### Data supplied
________________

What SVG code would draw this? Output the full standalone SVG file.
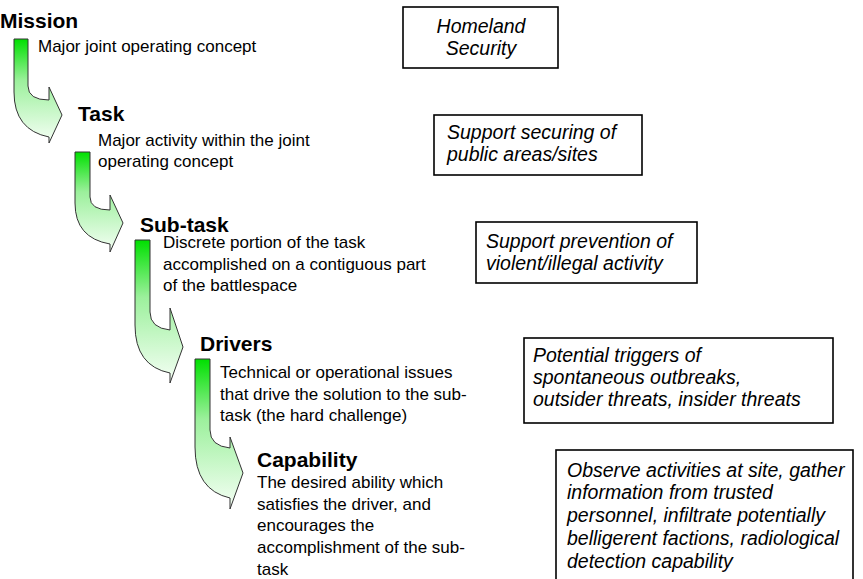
<svg xmlns="http://www.w3.org/2000/svg" width="863" height="579" viewBox="0 0 863 579">
<defs>
<linearGradient id="g" x1="0" y1="0" x2="0" y2="1">
<stop offset="0" stop-color="#00e000"/>
<stop offset="0.4" stop-color="#9cf09c"/>
<stop offset="1" stop-color="#f6fff6"/>
</linearGradient>
</defs>
<style>
.h{font-family:"Liberation Sans",Arial,sans-serif;font-weight:bold;font-size:21px;fill:#000}
.t{font-family:"Liberation Sans",Arial,sans-serif;font-size:17px;fill:#000}
.b{font-family:"Liberation Sans",Arial,sans-serif;font-style:italic;font-size:19.5px;fill:#000}
.box{fill:#fff;stroke:#000;stroke-width:1.6}
.arr{fill:url(#g);stroke:#333;stroke-width:1}
</style>
<rect width="863" height="579" fill="#fff"/>
<g id="connectors">
<path class="arr" d="M14,39 L28,39 L28,86 Q28,100 49,100 L49,87 L62,115 L49,143 L49,137 Q14,130 14,92 Z"/>
<path class="arr" d="M75,152 L90,152 L90,197 Q90,210 110,210 L110,195 L123,223 L110,252 L110,244 Q75,238 75,203 Z"/>
<path class="arr" d="M135,240 L150,240 L150,312 Q150,328 170,330 L170,308 L183,347 L170,383 L170,373 Q135,366 135,325 Z"/>
<path class="arr" d="M195,359 L210,359 L210,430 Q210,446 230,448 L230,437 L243,473 L230,509 L230,498 Q195,490 195,447 Z"/>
</g>
<g id="mission">
<text class="h" x="0" y="28">Mission</text>
<text class="t" x="38" y="52">Major joint operating concept</text>
</g>
<g id="task">
<text class="h" x="78" y="121">Task</text>
<text class="t" x="98" y="146">Major activity within the joint</text>
<text class="t" x="98" y="167">operating concept</text>
</g>
<g id="subtask">
<text class="h" x="140" y="232">Sub-task</text>
<text class="t" x="163" y="248">Discrete portion of the task</text>
<text class="t" x="163" y="270">accomplished on a contiguous part</text>
<text class="t" x="163" y="291">of the battlespace</text>
</g>
<g id="drivers">
<text class="h" x="200" y="351">Drivers</text>
<text class="t" x="220" y="378">Technical or operational issues</text>
<text class="t" x="220" y="400">that drive the solution to the sub-</text>
<text class="t" x="220" y="421">task (the hard challenge)</text>
</g>
<g id="capability">
<text class="h" x="257" y="467">Capability</text>
<text class="t" x="257" y="488">The desired ability which</text>
<text class="t" x="257" y="510">satisfies the driver, and</text>
<text class="t" x="257" y="531">encourages the</text>
<text class="t" x="257" y="553">accomplishment of the sub-</text>
<text class="t" x="257" y="575">task</text>
</g>
<g id="box-homeland">
<rect class="box" x="403" y="7" width="155" height="61"/>
<text class="b" x="481" y="33" text-anchor="middle">Homeland</text>
<text class="b" x="481" y="55" text-anchor="middle">Security</text>
</g>
<g id="box-securing">
<rect class="box" x="434" y="115" width="208" height="60"/>
<text class="b" x="447" y="139">Support securing of</text>
<text class="b" x="447" y="161">public areas/sites</text>
</g>
<g id="box-prevention">
<rect class="box" x="476" y="222" width="221" height="61"/>
<text class="b" x="486" y="248">Support prevention of</text>
<text class="b" x="486" y="270">violent/illegal activity</text>
</g>
<g id="box-triggers">
<rect class="box" x="524" y="338" width="309" height="85"/>
<text class="b" x="533" y="362">Potential triggers of</text>
<text class="b" x="533" y="384">spontaneous outbreaks,</text>
<text class="b" x="533" y="406">outsider threats, insider threats</text>
</g>
<g id="box-observe">
<rect class="box" x="556" y="450" width="297" height="140"/>
<text class="b" x="567" y="477">Observe activities at site, gather</text>
<text class="b" x="567" y="499">information from trusted</text>
<text class="b" x="567" y="522">personnel, infiltrate potentially</text>
<text class="b" x="567" y="545">belligerent factions, radiological</text>
<text class="b" x="567" y="568">detection capability</text>
</g>
</svg>
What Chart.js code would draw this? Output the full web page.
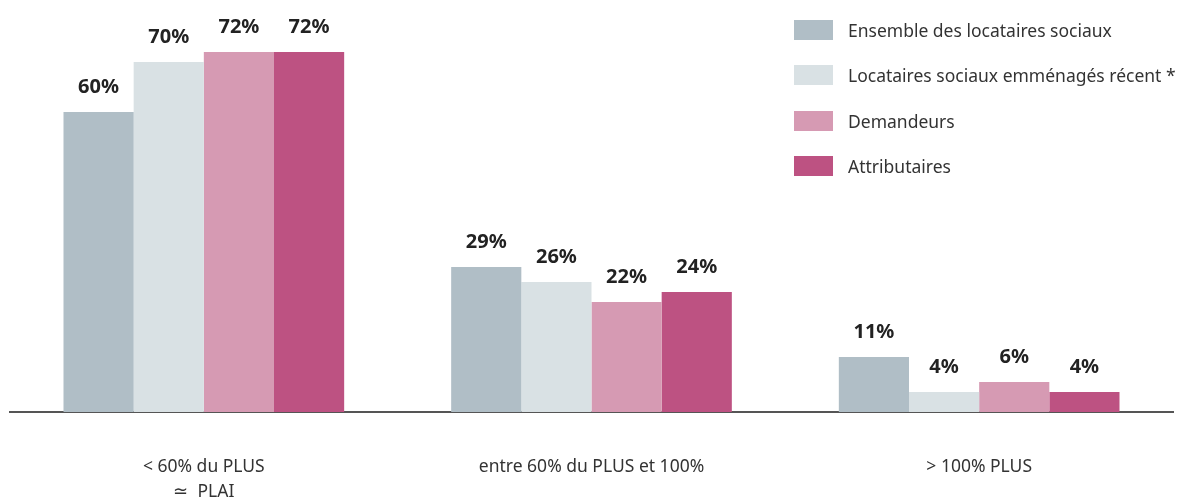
<!DOCTYPE html>
<html>
<head>
<meta charset="utf-8">
<script src="https://cdn.jsdelivr.net/npm/chart.js@4/dist/chart.umd.min.js"></script>
<style>
  body { margin: 0; background: #fff; }
  #wrap { position: relative; width: 1179px; height: 499px; }
  #legend { position: absolute; left: 794px; top: 19px; font-family: "Noto Sans", sans-serif; font-size: 17.5px; color: #333; }
  #legend div { display: flex; align-items: center; height: 45.5px; margin-top: -12px; margin-bottom: 12px; white-space: nowrap; }
  #legend span.box { display: inline-block; width: 39px; height: 20px; margin-right: 15px; }
</style>
</head>
<body>
<div id="wrap">
  <canvas id="chart" width="1179" height="499"></canvas>
  <div id="legend"></div>
</div>
<script>
const categories = [
  ["< 60% du PLUS", "\u2243  PLAI"],
  "entre 60% du PLUS et 100%",
  "> 100% PLUS"
];
const seriesNames = [
  "Ensemble des locataires sociaux",
  "Locataires sociaux emménagés récent *",
  "Demandeurs",
  "Attributaires"
];
const ensemble = [60, 29, 11];
const recents = [70, 26, 4];
const demandeurs = [72, 22, 6];
const attributaires = [72, 24, 4];
const colors = ["#b0bec6", "#d9e1e4", "#d69ab3", "#bd5282"];

const valueLabels = {
  id: "valueLabels",
  afterDatasetsDraw(chart) {
    const ctx = chart.ctx;
    ctx.save();
    ctx.font = "bold 20px 'Noto Sans', sans-serif";
    ctx.fillStyle = "#222";
    ctx.textAlign = "center";
    ctx.textBaseline = "middle";
    chart.data.datasets.forEach(function (ds, i) {
      chart.getDatasetMeta(i).data.forEach(function (bar, j) {
        ctx.fillText(ds.data[j] + "%", bar.x, bar.y - 25);
      });
    });
    ctx.restore();
  }
};

function init() {
  let values = [ensemble, recents, demandeurs, attributaires];
  let datasets = values.map(function (v, i) {
    return {
      label: seriesNames[i],
      data: v,
      backgroundColor: colors[i],
      borderWidth: 0,
      categoryPercentage: 0.724,
      barPercentage: 1.0
    };
  });

  new Chart(document.getElementById("chart"), {
    type: "bar",
    data: { labels: categories, datasets: datasets },
    options: {
      responsive: false,
      animation: false,
      layout: { padding: { left: 10, right: 6, top: 12, bottom: 0 } },
      plugins: { legend: { display: false }, tooltip: { enabled: false } },
      scales: {
        y: { display: false, min: 0, max: 80 },
        x: {
          grid: { display: false },
          border: { display: true, color: "#555", width: 2 },
          ticks: {
            padding: 34,
            color: "#333",
            font: { family: "'Noto Sans', sans-serif", size: 17.5, lineHeight: 1.45 },
            maxRotation: 0
          },
          afterFit: function (scale) { scale.height = 87; }
        }
      }
    },
    plugins: [valueLabels]
  });

  let legend = document.getElementById("legend");
  seriesNames.forEach(function (name, i) {
    let row = document.createElement("div");
    row.innerHTML = '<span class="box" style="background:' + colors[i] + '"></span>' + name;
    legend.appendChild(row);
  });
}

window.onload = init;
</script>
</body>
</html>
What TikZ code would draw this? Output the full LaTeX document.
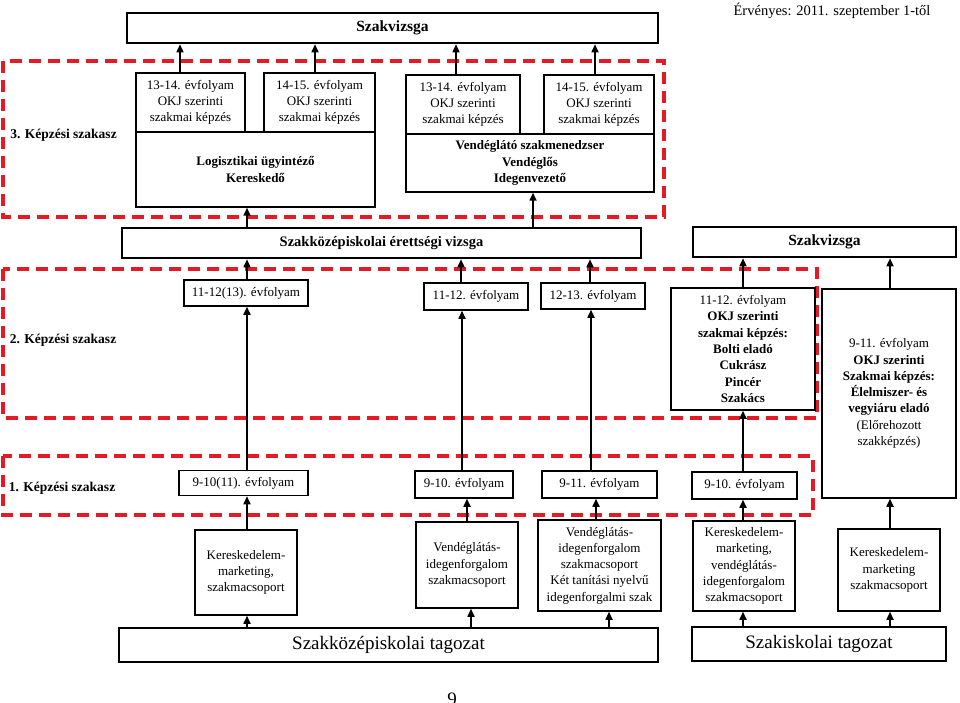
\documentclass[tikz,border=0pt]{standalone}
\usepackage{fontspec}
\setmainfont{Liberation Serif}
\usetikzlibrary{arrows.meta}
\definecolor{dred}{RGB}{228,26,36}
\tikzset{
  box/.style={draw, line width=1.5pt, inner sep=0pt, align=center, font=\fontsize{13}{16.3}\selectfont},
  bar/.style={draw, line width=2.6pt, inner sep=0pt, align=center},
  reddash/.style={draw=dred, line width=3.2pt, dash pattern=on 12pt off 7pt},
  arr/.style={line width=1.6pt, -{Triangle[length=8pt,width=7pt]}},
  lab/.style={inner sep=0pt, font=\fontsize{13.5}{16}\selectfont\bfseries}
}
\begin{document}
\begin{tikzpicture}[x=1pt,y=-1pt]
\useasboundingbox (0,0) rectangle (960,703);
% red dashed sections
\draw[reddash] (3,61) rectangle (664,217);
\draw[reddash] (3,269) rectangle (817,418);
\draw[reddash] (3,456) rectangle (813,515);
% column coordinates
\coordinate (xA1) at (180,0);
\coordinate (xA2) at (315,0);
\coordinate (xB1) at (456,0);
\coordinate (xB2) at (595,0);
\coordinate (xc1) at (247,0);
\coordinate (xV) at (533,0);
\coordinate (x461) at (461,0);
\coordinate (x462) at (462,0);
\coordinate (x467) at (467,0);
\coordinate (x471) at (471,0);
\coordinate (x590) at (590,0);
\coordinate (x591) at (591,0);
\coordinate (x596) at (596,0);
\coordinate (x609) at (609,0);
\coordinate (x743) at (743,0);
\coordinate (x890) at (890,0);
% top
\node[bar, minimum width=531pt, minimum height=30pt, font=\fontsize{15.5}{18}\selectfont\bfseries] (szv1) at (392.5,28) {Szakvizsga};
\node[inner sep=0pt, font=\fontsize{14.5}{17}\selectfont] (erv) at (832,11) {Érvényes: 2011. szeptember 1-től};
% section 3
\node[lab] (lab3) at (63.5,135) {3. Képzési szakasz};
\node[box, minimum width=109pt, minimum height=59pt] (A1) at (190.5,102.5) {13-14. évfolyam\\OKJ szerinti\\szakmai képzés};
\node[box, minimum width=111pt, minimum height=59pt] (A2) at (319.5,102.5) {14-15. évfolyam\\OKJ szerinti\\szakmai képzés};
\node[box, minimum width=239pt, minimum height=75pt, font=\fontsize{13}{16.3}\selectfont\bfseries] (Log) at (255.5,169.5) {Logisztikai ügyintéző\\Kereskedő};
\node[box, minimum width=114pt, minimum height=59pt] (B1) at (463,104.5) {13-14. évfolyam\\OKJ szerinti\\szakmai képzés};
\node[box, minimum width=110pt, minimum height=59pt] (B2) at (599,104.5) {14-15. évfolyam\\OKJ szerinti\\szakmai képzés};
\node[box, minimum width=248pt, minimum height=58pt, font=\fontsize{13}{16.3}\selectfont\bfseries] (Vend) at (530,163) {Vendéglátó szakmenedzser\\Vendéglős\\Idegenvezető};
% exams row
\node[bar, minimum width=519pt, minimum height=30pt, font=\fontsize{14.5}{17}\selectfont\bfseries] (erett) at (381.5,243) {Szakközépiskolai érettségi vizsga};
\node[bar, minimum width=263pt, minimum height=30pt, font=\fontsize{15.5}{18}\selectfont\bfseries] (szv2) at (824.5,242) {Szakvizsga};
% section 2
\node[lab] (lab2) at (63,340) {2. Képzési szakasz};
\node[box, minimum width=124pt, minimum height=26pt] (n1) at (246,293) {11-12(13). évfolyam};
\node[box, minimum width=104pt, minimum height=27pt] (n2) at (476,296.5) {11-12. évfolyam};
\node[box, minimum width=104pt, minimum height=26pt] (n3) at (593,296) {12-13. évfolyam};
\node[box, minimum width=144pt, minimum height=122pt] (okj) at (743,349) {11-12. évfolyam\\\textbf{OKJ szerinti}\\\textbf{szakmai képzés:}\\\textbf{Bolti eladó}\\\textbf{Cukrász}\\\textbf{Pincér}\\\textbf{Szakács}};
\node[box, minimum width=134pt, minimum height=209pt] (rbox) at (889,393.5) {9-11. évfolyam\\\textbf{OKJ szerinti}\\\textbf{Szakmai képzés:}\\\textbf{Élelmiszer- és}\\\textbf{vegyiáru eladó}\\(Előrehozott\\szakképzés)};
% section 1
\node[lab] (lab1) at (62,488) {1. Képzési szakasz};
\node[box, minimum width=129pt, minimum height=25pt] (m1) at (243.5,483) {9-10(11). évfolyam};
\node[box, minimum width=98pt, minimum height=27pt] (m2) at (464,484.5) {9-10. évfolyam};
\node[box, minimum width=115pt, minimum height=27pt] (m3) at (599.5,484.5) {9-11. évfolyam};
\node[box, minimum width=105pt, minimum height=27pt] (m4) at (744.5,485.5) {9-10. évfolyam};
% groups
\node[box, minimum width=102pt, minimum height=85pt] (K1) at (246,572.5) {\raisebox{5pt}{\parbox{100pt}{\centering Kereskedelem-\\marketing,\\szakmacsoport}}};
\node[box, minimum width=102pt, minimum height=86pt] (V1) at (467,565) {\raisebox{6pt}{\parbox{100pt}{\centering Vendéglátás-\\idegenforgalom\\szakmacsoport}}};
\node[box, minimum width=123pt, minimum height=91pt] (V2) at (599.5,565.5) {Vendéglátás-\\idegenforgalom\\szakmacsoport\\Két tanítási nyelvű\\idegenforgalmi szak};
\node[box, minimum width=102pt, minimum height=90pt] (K2) at (744,566) {Kereskedelem-\\marketing,\\vendéglátás-\\idegenforgalom\\szakmacsoport};
\node[box, minimum width=102pt, minimum height=82pt] (K3) at (889,570) {\raisebox{2pt}{\parbox{100pt}{\centering Kereskedelem-\\marketing\\szakmacsoport}}};
% bottom bars
\node[bar, minimum width=539pt, minimum height=34pt, font=\fontsize{19}{22}\selectfont] (bar1) at (388.5,645) {Szakközépiskolai tagozat};
\node[bar, minimum width=254pt, minimum height=34pt, font=\fontsize{19}{22}\selectfont] (bar2) at (819,644) {Szakiskolai tagozat};
\node[inner sep=0pt, anchor=base, font=\fontsize{19}{22}\selectfont] (pg) at (452,705) {9};
% arrows
\draw[arr] (A1.north -| xA1) -- (szv1.south -| xA1);
\draw[arr] (A2.north -| xA2) -- (szv1.south -| xA2);
\draw[arr] (B1.north -| xB1) -- (szv1.south -| xB1);
\draw[arr] (B2.north -| xB2) -- (szv1.south -| xB2);
\draw[arr] (erett.north -| xc1) -- (Log.south -| xc1);
\draw[arr] (erett.north -| xV) -- (Vend.south -| xV);
\draw[arr] (n1.north -| xc1) -- (erett.south -| xc1);
\draw[arr] (n2.north -| x461) -- (erett.south -| x461);
\draw[arr] (n3.north -| x590) -- (erett.south -| x590);
\draw[arr] (okj.north -| x743) -- (szv2.south -| x743);
\draw[arr] (rbox.north -| x890) -- (szv2.south -| x890);
\draw[arr] (m1.north -| xc1) -- (n1.south -| xc1);
\draw[arr] (m2.north -| x462) -- (n2.south -| x462);
\draw[arr] (m3.north -| x591) -- (n3.south -| x591);
\draw[arr] (m4.north -| x743) -- (okj.south -| x743);
\draw[arr] (K1.north -| xc1) -- (m1.south -| xc1);
\draw[arr] (V1.north -| x467) -- (m2.south -| x467);
\draw[arr] (V2.north -| x596) -- (m3.south -| x596);
\draw[arr] (K2.north -| x743) -- (m4.south -| x743);
\draw[arr] (K3.north -| x890) -- (rbox.south -| x890);
\draw[arr] (bar1.north -| xc1) -- (K1.south -| xc1);
\draw[arr] (bar1.north -| x471) -- (V1.south -| x471);
\draw[arr] (bar1.north -| x609) -- (V2.south -| x609);
\draw[arr] (bar2.north -| x743) -- (K2.south -| x743);
\draw[arr] (bar2.north -| x890) -- (K3.south -| x890);
\end{tikzpicture}
\end{document}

________________

### Objective
Reproduce each line of the material containing the word "this".

### The completed task
What SVG code would draw this? Output the full standalone SVG file.
What Chart.js code would draw this? Output the full web page.
What TikZ code would draw this? Output the full LaTeX document.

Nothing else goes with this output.